Видная роль М.С. Горбачева в этом процессе бесспорна. Если бы он мыслил категориями прошлого, он вряд ли согласился бы на беспрецедентный шаг — официальное признание Союзом ССР независимости государств Балтии. Даже невзирая на то огромное давление, которое было оказано на президента СССР после его возвращения из Фороса. Ведь фактически следовало повторить опыт более чем 70-летней давности, когда ленинская Советская Россия тоже признала независимость Латвии, Литвы и Эстонии. С тем лишь различием, что в начале ХХ века пришлось признавать государственную самостоятельность «осколков» уже рухнувшей империи, а в конце — согласиться с отделением республик от еще формально функционирующего Союза.
Именно по этой причине небольшие по объему, но емкие по содержанию постановления Госсовета СССР от 6 сентября 1991г. (чего стоит одно лишь указание в преамбуле о необходимости учета «конкретной исторической и политической обстановки, предшествовавшей вхождению государств Балтии в СССР») можно считать одной из важнейших составляющих политического наследия горбачевской эпохи. Не зря ведь реакционеры из числа современной российской политической элиты то и дело поднимают вопрос о якобы нелегитимности Госсовета СССР как органа государственной власти позднего Союза и, соответственно, о юридической ничтожности принятых им решений — имея в виду, прежде всего, постановления по Балтии.

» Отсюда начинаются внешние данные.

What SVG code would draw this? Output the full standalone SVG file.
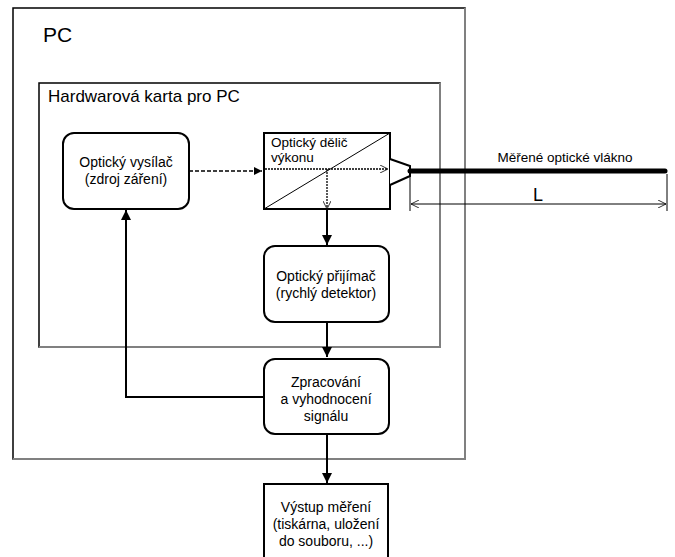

К сожалению, несомненный вклад М.С. Горбачева в дело восстановления независимости балтийских государств до сих пор по достоинству не оценен в Вильнюсе, Риге и Таллине. Несмотря на треть века, прошедшую с того времени, и сложнейшую геополитическую обстановку, которая сформировалась в Восточной Европе уже в ХХI столетии, там по-прежнему не жалуют инициатора перестройки, предпочитая вспоминать лишь о его трагических ошибках и очевидных политических просчетах. А зря, поскольку все, как известно, познается в сравнении. Современная ситуация на континенте и в мире дает обильную пищу в том числе для фундаментального переосмысления судьбоносных событий давно минувших дней.
Зигмунд Станкевич
Автор — доктор юридических наук, в 1990–1991 гг. — сотрудник аппарата президента СССР.